== Problem to work on ==
Give the data below again exactly as it stands. Omit the pictures.

==*==

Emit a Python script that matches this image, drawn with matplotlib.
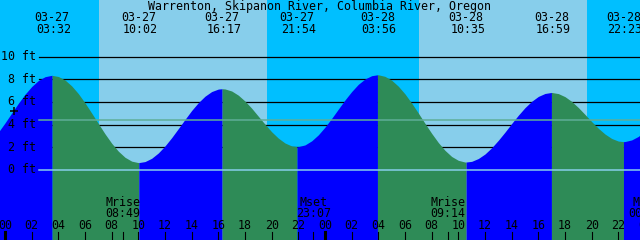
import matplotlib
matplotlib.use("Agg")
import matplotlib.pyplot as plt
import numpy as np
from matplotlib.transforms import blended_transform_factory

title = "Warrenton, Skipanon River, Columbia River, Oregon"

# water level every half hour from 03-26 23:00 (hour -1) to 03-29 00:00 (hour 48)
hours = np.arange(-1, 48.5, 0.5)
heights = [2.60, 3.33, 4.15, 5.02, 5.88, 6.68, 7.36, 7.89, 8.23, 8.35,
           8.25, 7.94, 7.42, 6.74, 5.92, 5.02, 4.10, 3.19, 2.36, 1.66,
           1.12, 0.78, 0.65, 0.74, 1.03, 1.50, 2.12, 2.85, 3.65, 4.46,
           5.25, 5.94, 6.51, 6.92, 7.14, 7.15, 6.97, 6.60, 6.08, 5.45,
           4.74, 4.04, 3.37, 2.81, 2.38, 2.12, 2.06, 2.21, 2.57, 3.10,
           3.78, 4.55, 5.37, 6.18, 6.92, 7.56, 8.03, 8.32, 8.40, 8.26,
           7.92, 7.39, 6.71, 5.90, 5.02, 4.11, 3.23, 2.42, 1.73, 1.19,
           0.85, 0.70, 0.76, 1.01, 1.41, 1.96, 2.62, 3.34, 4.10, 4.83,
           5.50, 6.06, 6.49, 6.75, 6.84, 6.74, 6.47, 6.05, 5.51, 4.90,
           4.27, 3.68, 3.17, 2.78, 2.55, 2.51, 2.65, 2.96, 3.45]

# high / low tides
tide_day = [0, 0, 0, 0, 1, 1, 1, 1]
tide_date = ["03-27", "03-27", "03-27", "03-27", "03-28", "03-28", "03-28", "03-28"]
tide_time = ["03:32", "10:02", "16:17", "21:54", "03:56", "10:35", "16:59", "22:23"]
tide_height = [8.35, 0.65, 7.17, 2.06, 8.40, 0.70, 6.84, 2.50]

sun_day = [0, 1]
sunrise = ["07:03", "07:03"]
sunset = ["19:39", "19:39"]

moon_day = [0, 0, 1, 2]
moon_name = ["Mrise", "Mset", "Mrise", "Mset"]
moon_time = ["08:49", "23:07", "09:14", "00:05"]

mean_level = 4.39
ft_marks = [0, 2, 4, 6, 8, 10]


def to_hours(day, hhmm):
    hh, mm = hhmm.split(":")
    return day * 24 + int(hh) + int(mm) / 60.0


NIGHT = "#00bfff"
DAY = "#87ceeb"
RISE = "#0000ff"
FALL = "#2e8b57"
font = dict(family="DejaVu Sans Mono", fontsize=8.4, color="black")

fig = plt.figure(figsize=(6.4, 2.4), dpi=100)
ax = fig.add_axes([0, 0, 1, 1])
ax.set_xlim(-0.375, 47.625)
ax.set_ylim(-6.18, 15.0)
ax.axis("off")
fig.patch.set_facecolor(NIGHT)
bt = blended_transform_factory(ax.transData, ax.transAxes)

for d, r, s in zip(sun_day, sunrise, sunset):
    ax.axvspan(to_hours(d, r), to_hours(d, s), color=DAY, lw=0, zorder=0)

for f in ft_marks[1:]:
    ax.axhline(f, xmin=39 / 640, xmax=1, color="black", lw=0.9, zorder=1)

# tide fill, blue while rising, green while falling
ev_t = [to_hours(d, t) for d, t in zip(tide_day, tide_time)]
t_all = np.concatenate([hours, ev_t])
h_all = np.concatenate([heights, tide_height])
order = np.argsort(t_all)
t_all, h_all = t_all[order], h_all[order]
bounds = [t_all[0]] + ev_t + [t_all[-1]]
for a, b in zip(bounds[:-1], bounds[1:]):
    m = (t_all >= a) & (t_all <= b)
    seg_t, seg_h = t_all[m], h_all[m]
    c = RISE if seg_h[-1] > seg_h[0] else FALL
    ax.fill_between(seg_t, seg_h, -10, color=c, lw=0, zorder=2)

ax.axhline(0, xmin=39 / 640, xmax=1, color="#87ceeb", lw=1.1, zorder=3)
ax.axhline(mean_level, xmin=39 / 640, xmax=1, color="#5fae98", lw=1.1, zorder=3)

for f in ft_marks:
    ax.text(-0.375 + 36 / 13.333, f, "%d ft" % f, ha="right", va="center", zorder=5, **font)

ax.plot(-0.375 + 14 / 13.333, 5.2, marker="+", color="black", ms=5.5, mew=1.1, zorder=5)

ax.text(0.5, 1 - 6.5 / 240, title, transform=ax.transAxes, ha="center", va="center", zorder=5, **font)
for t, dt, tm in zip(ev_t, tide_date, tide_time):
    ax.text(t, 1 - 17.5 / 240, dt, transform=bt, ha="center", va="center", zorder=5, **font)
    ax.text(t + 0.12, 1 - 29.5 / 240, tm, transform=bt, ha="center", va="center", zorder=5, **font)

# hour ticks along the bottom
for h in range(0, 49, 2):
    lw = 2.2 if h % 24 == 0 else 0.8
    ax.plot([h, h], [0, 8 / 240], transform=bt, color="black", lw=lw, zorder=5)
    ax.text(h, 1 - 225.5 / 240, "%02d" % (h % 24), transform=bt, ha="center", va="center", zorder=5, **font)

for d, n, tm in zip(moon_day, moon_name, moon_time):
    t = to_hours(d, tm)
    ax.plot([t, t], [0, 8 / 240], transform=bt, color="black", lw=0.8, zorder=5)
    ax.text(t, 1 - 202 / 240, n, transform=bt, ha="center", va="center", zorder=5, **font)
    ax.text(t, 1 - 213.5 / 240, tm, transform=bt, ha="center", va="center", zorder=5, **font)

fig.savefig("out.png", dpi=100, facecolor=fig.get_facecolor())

==*==

== Task result ==
Emit a Python script that matches this image, drawn with matplotlib.
import matplotlib
matplotlib.use("Agg")
import matplotlib.pyplot as plt
import numpy as np
from matplotlib.transforms import blended_transform_factory

title = "Warrenton, Skipanon River, Columbia River, Oregon"

# water level every half hour from 03-26 23:00 (hour -1) to 03-29 00:00 (hour 48)
hours = np.arange(-1, 48.5, 0.5)
heights = [2.60, 3.33, 4.15, 5.02, 5.88, 6.68, 7.36, 7.89, 8.23, 8.35,
           8.25, 7.94, 7.42, 6.74, 5.92, 5.02, 4.10, 3.19, 2.36, 1.66,
           1.12, 0.78, 0.65, 0.74, 1.03, 1.50, 2.12, 2.85, 3.65, 4.46,
           5.25, 5.94, 6.51, 6.92, 7.14, 7.15, 6.97, 6.60, 6.08, 5.45,
           4.74, 4.04, 3.37, 2.81, 2.38, 2.12, 2.06, 2.21, 2.57, 3.10,
           3.78, 4.55, 5.37, 6.18, 6.92, 7.56, 8.03, 8.32, 8.40, 8.26,
           7.92, 7.39, 6.71, 5.90, 5.02, 4.11, 3.23, 2.42, 1.73, 1.19,
           0.85, 0.70, 0.76, 1.01, 1.41, 1.96, 2.62, 3.34, 4.10, 4.83,
           5.50, 6.06, 6.49, 6.75, 6.84, 6.74, 6.47, 6.05, 5.51, 4.90,
           4.27, 3.68, 3.17, 2.78, 2.55, 2.51, 2.65, 2.96, 3.45]

# high / low tides
tide_day = [0, 0, 0, 0, 1, 1, 1, 1]
tide_date = ["03-27", "03-27", "03-27", "03-27", "03-28", "03-28", "03-28", "03-28"]
tide_time = ["03:32", "10:02", "16:17", "21:54", "03:56", "10:35", "16:59", "22:23"]
tide_height = [8.35, 0.65, 7.17, 2.06, 8.40, 0.70, 6.84, 2.50]

sun_day = [0, 1]
sunrise = ["07:03", "07:03"]
sunset = ["19:39", "19:39"]

moon_day = [0, 0, 1, 2]
moon_name = ["Mrise", "Mset", "Mrise", "Mset"]
moon_time = ["08:49", "23:07", "09:14", "00:05"]

mean_level = 4.39
ft_marks = [0, 2, 4, 6, 8, 10]


def to_hours(day, hhmm):
    hh, mm = hhmm.split(":")
    return day * 24 + int(hh) + int(mm) / 60.0


NIGHT = "#00bfff"
DAY = "#87ceeb"
RISE = "#0000ff"
FALL = "#2e8b57"
font = dict(family="DejaVu Sans Mono", fontsize=8.4, color="black")

fig = plt.figure(figsize=(6.4, 2.4), dpi=100)
ax = fig.add_axes([0, 0, 1, 1])
ax.set_xlim(-0.375, 47.625)
ax.set_ylim(-6.18, 15.0)
ax.axis("off")
fig.patch.set_facecolor(NIGHT)
bt = blended_transform_factory(ax.transData, ax.transAxes)

for d, r, s in zip(sun_day, sunrise, sunset):
    ax.axvspan(to_hours(d, r), to_hours(d, s), color=DAY, lw=0, zorder=0)

for f in ft_marks[1:]:
    ax.axhline(f, xmin=39 / 640, xmax=1, color="black", lw=0.9, zorder=1)

# tide fill, blue while rising, green while falling
ev_t = [to_hours(d, t) for d, t in zip(tide_day, tide_time)]
t_all = np.concatenate([hours, ev_t])
h_all = np.concatenate([heights, tide_height])
order = np.argsort(t_all)
t_all, h_all = t_all[order], h_all[order]
bounds = [t_all[0]] + ev_t + [t_all[-1]]
for a, b in zip(bounds[:-1], bounds[1:]):
    m = (t_all >= a) & (t_all <= b)
    seg_t, seg_h = t_all[m], h_all[m]
    c = RISE if seg_h[-1] > seg_h[0] else FALL
    ax.fill_between(seg_t, seg_h, -10, color=c, lw=0, zorder=2)

ax.axhline(0, xmin=39 / 640, xmax=1, color="#87ceeb", lw=1.1, zorder=3)
ax.axhline(mean_level, xmin=39 / 640, xmax=1, color="#5fae98", lw=1.1, zorder=3)

for f in ft_marks:
    ax.text(-0.375 + 36 / 13.333, f, "%d ft" % f, ha="right", va="center", zorder=5, **font)

ax.plot(-0.375 + 14 / 13.333, 5.2, marker="+", color="black", ms=5.5, mew=1.1, zorder=5)

ax.text(0.5, 1 - 6.5 / 240, title, transform=ax.transAxes, ha="center", va="center", zorder=5, **font)
for t, dt, tm in zip(ev_t, tide_date, tide_time):
    ax.text(t, 1 - 17.5 / 240, dt, transform=bt, ha="center", va="center", zorder=5, **font)
    ax.text(t + 0.12, 1 - 29.5 / 240, tm, transform=bt, ha="center", va="center", zorder=5, **font)

# hour ticks along the bottom
for h in range(0, 49, 2):
    lw = 2.2 if h % 24 == 0 else 0.8
    ax.plot([h, h], [0, 8 / 240], transform=bt, color="black", lw=lw, zorder=5)
    ax.text(h, 1 - 225.5 / 240, "%02d" % (h % 24), transform=bt, ha="center", va="center", zorder=5, **font)

for d, n, tm in zip(moon_day, moon_name, moon_time):
    t = to_hours(d, tm)
    ax.plot([t, t], [0, 8 / 240], transform=bt, color="black", lw=0.8, zorder=5)
    ax.text(t, 1 - 202 / 240, n, transform=bt, ha="center", va="center", zorder=5, **font)
    ax.text(t, 1 - 213.5 / 240, tm, transform=bt, ha="center", va="center", zorder=5, **font)

fig.savefig("out.png", dpi=100, facecolor=fig.get_facecolor())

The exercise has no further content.